● Your instructions
Write out, word for word, every line from the first one through the line that holds "const yTicks = [24, 26, 28, 30, 32];", and nothing else; skip the pictures.

********

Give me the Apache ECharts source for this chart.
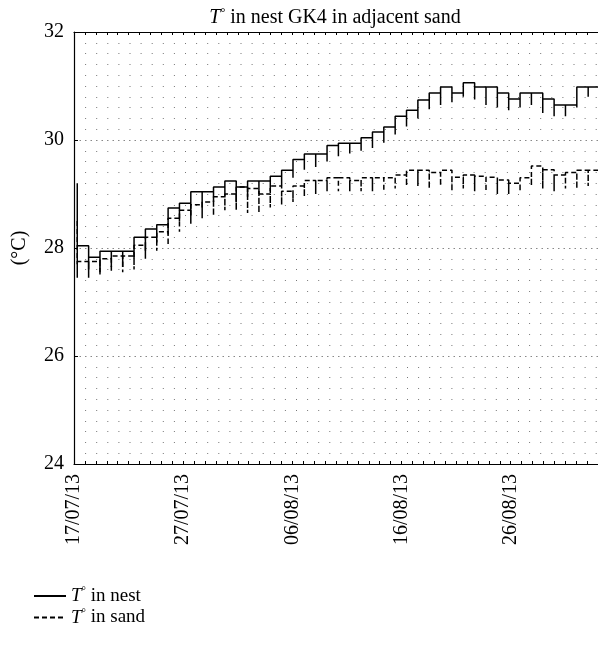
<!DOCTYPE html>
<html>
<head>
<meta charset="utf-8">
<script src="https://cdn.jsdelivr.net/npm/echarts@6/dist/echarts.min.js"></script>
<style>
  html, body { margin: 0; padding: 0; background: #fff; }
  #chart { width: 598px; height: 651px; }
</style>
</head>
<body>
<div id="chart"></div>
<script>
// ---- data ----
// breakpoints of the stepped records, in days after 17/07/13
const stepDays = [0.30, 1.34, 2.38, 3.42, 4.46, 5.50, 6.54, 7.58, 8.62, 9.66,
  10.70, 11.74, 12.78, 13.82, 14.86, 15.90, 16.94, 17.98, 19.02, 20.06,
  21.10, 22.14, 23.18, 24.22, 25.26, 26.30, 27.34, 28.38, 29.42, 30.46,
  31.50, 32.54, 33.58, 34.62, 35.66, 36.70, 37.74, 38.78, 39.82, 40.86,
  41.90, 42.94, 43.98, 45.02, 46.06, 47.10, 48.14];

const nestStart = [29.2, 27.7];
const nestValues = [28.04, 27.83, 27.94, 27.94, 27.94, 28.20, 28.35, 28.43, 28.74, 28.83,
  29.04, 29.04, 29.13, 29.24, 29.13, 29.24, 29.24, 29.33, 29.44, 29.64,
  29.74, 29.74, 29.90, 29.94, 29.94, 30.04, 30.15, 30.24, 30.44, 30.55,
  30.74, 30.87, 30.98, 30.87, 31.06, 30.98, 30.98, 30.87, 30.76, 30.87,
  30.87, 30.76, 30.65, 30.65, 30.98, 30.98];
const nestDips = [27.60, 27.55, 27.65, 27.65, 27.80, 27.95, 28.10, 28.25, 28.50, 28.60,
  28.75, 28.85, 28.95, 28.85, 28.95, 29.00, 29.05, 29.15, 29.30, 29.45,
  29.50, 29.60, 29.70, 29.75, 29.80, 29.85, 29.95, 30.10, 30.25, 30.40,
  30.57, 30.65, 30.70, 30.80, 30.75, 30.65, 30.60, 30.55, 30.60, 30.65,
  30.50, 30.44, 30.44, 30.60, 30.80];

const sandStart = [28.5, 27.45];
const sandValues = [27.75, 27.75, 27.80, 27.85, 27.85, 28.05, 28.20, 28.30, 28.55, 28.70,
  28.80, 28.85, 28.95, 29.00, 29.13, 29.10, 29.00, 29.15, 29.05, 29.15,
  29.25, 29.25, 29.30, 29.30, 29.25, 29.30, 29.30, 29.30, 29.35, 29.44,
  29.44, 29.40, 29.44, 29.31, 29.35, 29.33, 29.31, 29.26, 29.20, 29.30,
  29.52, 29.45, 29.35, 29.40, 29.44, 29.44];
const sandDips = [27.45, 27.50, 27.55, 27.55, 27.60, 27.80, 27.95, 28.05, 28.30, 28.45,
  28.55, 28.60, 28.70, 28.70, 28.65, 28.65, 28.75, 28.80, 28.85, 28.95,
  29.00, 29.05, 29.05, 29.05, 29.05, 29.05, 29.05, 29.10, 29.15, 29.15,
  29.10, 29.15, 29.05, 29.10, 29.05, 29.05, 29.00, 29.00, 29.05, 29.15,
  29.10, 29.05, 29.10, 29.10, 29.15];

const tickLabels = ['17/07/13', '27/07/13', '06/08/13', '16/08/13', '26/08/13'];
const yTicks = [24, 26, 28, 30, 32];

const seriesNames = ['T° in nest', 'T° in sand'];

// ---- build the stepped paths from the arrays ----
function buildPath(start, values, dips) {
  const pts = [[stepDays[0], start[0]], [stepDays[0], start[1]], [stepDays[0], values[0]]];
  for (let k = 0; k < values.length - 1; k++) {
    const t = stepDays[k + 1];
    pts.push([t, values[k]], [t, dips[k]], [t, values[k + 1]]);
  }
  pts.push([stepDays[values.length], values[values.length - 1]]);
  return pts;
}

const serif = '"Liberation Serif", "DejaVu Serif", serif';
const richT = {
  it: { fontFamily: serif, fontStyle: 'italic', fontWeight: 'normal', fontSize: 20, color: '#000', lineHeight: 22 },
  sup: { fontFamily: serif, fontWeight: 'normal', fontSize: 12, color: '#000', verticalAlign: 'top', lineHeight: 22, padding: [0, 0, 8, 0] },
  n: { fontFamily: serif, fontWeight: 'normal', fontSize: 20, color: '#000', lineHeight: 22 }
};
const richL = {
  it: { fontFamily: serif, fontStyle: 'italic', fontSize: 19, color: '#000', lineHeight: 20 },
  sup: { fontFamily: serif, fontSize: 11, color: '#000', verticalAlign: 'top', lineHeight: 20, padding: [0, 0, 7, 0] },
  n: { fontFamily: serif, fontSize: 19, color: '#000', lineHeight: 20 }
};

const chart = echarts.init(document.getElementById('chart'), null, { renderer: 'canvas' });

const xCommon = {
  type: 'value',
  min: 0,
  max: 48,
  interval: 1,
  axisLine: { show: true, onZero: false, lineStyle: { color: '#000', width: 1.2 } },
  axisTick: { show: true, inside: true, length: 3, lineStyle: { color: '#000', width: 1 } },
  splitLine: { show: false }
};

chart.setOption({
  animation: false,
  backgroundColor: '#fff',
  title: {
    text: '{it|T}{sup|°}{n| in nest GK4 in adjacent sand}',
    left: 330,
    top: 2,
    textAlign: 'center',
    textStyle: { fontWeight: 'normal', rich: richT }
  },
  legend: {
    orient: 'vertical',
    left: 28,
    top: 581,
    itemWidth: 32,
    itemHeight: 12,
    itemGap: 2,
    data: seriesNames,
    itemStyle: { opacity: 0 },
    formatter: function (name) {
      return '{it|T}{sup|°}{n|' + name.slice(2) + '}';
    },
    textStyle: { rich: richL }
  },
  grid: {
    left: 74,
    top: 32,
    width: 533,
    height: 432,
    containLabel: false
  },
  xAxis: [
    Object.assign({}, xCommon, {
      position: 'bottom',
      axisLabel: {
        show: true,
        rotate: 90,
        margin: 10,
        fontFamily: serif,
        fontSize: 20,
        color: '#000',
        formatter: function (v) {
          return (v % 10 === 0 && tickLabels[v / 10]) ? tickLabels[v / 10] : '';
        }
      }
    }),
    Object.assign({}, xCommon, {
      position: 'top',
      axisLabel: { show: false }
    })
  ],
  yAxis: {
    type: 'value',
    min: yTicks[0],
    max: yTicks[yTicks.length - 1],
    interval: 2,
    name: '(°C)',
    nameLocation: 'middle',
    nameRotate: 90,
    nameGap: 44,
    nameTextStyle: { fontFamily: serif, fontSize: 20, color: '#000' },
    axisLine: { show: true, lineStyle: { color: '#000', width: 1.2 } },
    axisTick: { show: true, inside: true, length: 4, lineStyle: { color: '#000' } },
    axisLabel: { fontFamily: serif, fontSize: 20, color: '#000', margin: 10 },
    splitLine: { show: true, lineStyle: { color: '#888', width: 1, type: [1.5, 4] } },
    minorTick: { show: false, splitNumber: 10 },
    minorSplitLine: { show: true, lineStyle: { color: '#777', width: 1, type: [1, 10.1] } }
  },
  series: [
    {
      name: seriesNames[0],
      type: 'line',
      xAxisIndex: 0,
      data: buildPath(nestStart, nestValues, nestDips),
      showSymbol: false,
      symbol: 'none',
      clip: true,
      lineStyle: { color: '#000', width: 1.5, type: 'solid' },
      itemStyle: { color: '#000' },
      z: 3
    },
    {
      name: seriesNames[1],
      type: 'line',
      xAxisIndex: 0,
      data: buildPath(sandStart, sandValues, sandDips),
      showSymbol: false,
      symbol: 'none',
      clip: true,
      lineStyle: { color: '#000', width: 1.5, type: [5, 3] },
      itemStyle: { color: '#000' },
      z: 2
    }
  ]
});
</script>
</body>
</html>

********

● Task solution
Give me the Apache ECharts source for this chart.
<!DOCTYPE html>
<html>
<head>
<meta charset="utf-8">
<script src="https://cdn.jsdelivr.net/npm/echarts@6/dist/echarts.min.js"></script>
<style>
  html, body { margin: 0; padding: 0; background: #fff; }
  #chart { width: 598px; height: 651px; }
</style>
</head>
<body>
<div id="chart"></div>
<script>
// ---- data ----
// breakpoints of the stepped records, in days after 17/07/13
const stepDays = [0.30, 1.34, 2.38, 3.42, 4.46, 5.50, 6.54, 7.58, 8.62, 9.66,
  10.70, 11.74, 12.78, 13.82, 14.86, 15.90, 16.94, 17.98, 19.02, 20.06,
  21.10, 22.14, 23.18, 24.22, 25.26, 26.30, 27.34, 28.38, 29.42, 30.46,
  31.50, 32.54, 33.58, 34.62, 35.66, 36.70, 37.74, 38.78, 39.82, 40.86,
  41.90, 42.94, 43.98, 45.02, 46.06, 47.10, 48.14];

const nestStart = [29.2, 27.7];
const nestValues = [28.04, 27.83, 27.94, 27.94, 27.94, 28.20, 28.35, 28.43, 28.74, 28.83,
  29.04, 29.04, 29.13, 29.24, 29.13, 29.24, 29.24, 29.33, 29.44, 29.64,
  29.74, 29.74, 29.90, 29.94, 29.94, 30.04, 30.15, 30.24, 30.44, 30.55,
  30.74, 30.87, 30.98, 30.87, 31.06, 30.98, 30.98, 30.87, 30.76, 30.87,
  30.87, 30.76, 30.65, 30.65, 30.98, 30.98];
const nestDips = [27.60, 27.55, 27.65, 27.65, 27.80, 27.95, 28.10, 28.25, 28.50, 28.60,
  28.75, 28.85, 28.95, 28.85, 28.95, 29.00, 29.05, 29.15, 29.30, 29.45,
  29.50, 29.60, 29.70, 29.75, 29.80, 29.85, 29.95, 30.10, 30.25, 30.40,
  30.57, 30.65, 30.70, 30.80, 30.75, 30.65, 30.60, 30.55, 30.60, 30.65,
  30.50, 30.44, 30.44, 30.60, 30.80];

const sandStart = [28.5, 27.45];
const sandValues = [27.75, 27.75, 27.80, 27.85, 27.85, 28.05, 28.20, 28.30, 28.55, 28.70,
  28.80, 28.85, 28.95, 29.00, 29.13, 29.10, 29.00, 29.15, 29.05, 29.15,
  29.25, 29.25, 29.30, 29.30, 29.25, 29.30, 29.30, 29.30, 29.35, 29.44,
  29.44, 29.40, 29.44, 29.31, 29.35, 29.33, 29.31, 29.26, 29.20, 29.30,
  29.52, 29.45, 29.35, 29.40, 29.44, 29.44];
const sandDips = [27.45, 27.50, 27.55, 27.55, 27.60, 27.80, 27.95, 28.05, 28.30, 28.45,
  28.55, 28.60, 28.70, 28.70, 28.65, 28.65, 28.75, 28.80, 28.85, 28.95,
  29.00, 29.05, 29.05, 29.05, 29.05, 29.05, 29.05, 29.10, 29.15, 29.15,
  29.10, 29.15, 29.05, 29.10, 29.05, 29.05, 29.00, 29.00, 29.05, 29.15,
  29.10, 29.05, 29.10, 29.10, 29.15];

const tickLabels = ['17/07/13', '27/07/13', '06/08/13', '16/08/13', '26/08/13'];
const yTicks = [24, 26, 28, 30, 32];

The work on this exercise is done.